Thanks Dana for this perspective. I think that they should take this show on the road!
May I quibble about one thing though? You quoted Ms. Goodstein who said it “may have been the most successful Catholic youth evangelization event since Pope John Paul II last appeared at World Youth Day.”
Has she not seen the extraordinary (though perhaps not celeb-like) effect that Pope Benedict has during his meetings with young people on his trips as in here in the UK, the US, Africa, etc. and 3 World Youth Days…or even his beautiful words this weekend in Lebanon? The young people really respond to his grandfatherly concern and the quiet joy that he radiates.
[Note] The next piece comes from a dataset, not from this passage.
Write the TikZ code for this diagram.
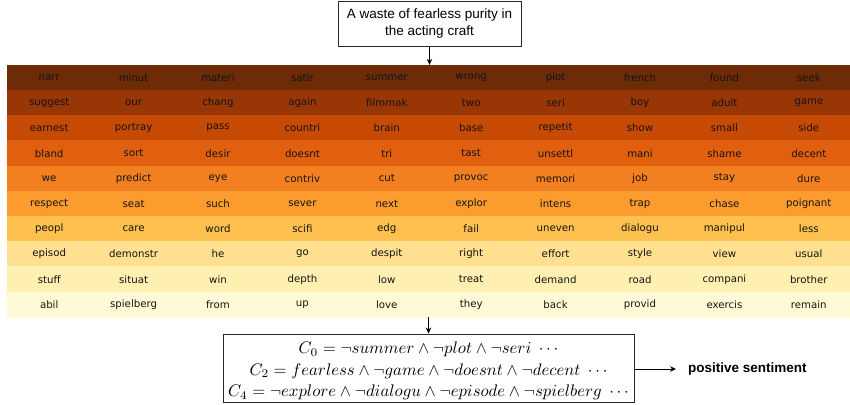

In any case, outreach to youth is an urgent need in the church. I think that events like this at Fordham are one of many creative ways to communicate to the young and not-so-young.
Thanks for the comments. I’m just speculating here, but I don’t think that this will be a frequent thing for Mr. Colbert. My guess is that the media blockout was so that he could avoid having video out there of him “out of character.” I think that as long as his show is running, this will happen only rarely.
Jana, Jim Martin tells the story (link above) that, at the end of the event, Cardinal Dolan leaned over and said something to the effect of “This is the New Evangelization.” So your instincts are right with his. And right (simpliciter) I think.
But that leads me to Anke’s point, and something that I struggled with in writing this post. Let me be clear. This was a phenomenal event, and has some incredible potential for evangelization. But it’s not World Youth Day or a papal visit. And that line from Goodstein didn’t sit too well with me. Now, we need both sorts of events, right? We need events like this one that get non-Catholics, marginal Catholics, fallen-away Catholics, etc excited about a spiritual conversation and draw them in. But then we also need something more, something to invite them into to continue that conversation and to really show them the faith and what it offers.